I didn’t want it to be this way. I did enjoy reading and learning about Ancient Egypt, but there’s a difference between knowing historical facts and physically experiencing them by entering pyramids, temples, and tombs — even getting inside a sarcophagus. In twenty-first-century Egypt, the sacred met the mundane. The emotional burden of being at these archaeological sites was draining. It took a toll on me, and I needed long periods to recover after each visit.
I came on my own, not as part of a study abroad group. I didn’t anticipate the level of isolation I would experience or how profoundly my mere presence in the country would affect me. I had heard from others that Egypt isn’t for everyone, and I can confirm that. It requires a lot of energy to separate emotions from the experience, to distinguish between the academic knowledge I was acquiring and the practical adjustment to living in a very different society.

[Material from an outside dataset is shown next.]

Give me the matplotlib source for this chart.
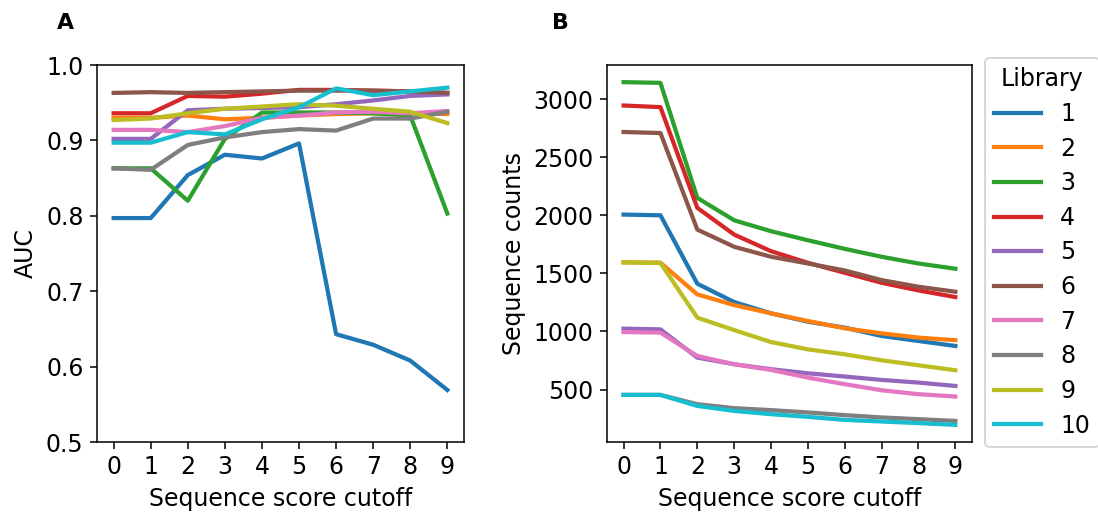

Five years later, I still don’t fully understand or grasp the impact that seeing the pyramids for the first time has had on my life. Egypt has an allure that draws me in, but I know it won’t always feel good. It calls some of us to study the history, art, and language of the ancient Egyptians, but it comes with a cost — a mental and emotional toll. Not everyone is ready for it. I thought I was. I prepared as much as I could before arriving in Cairo, but I found that it was my courage that allowed me to move forward and avoid getting trapped in the depths of depression that come with studying and contemplating death.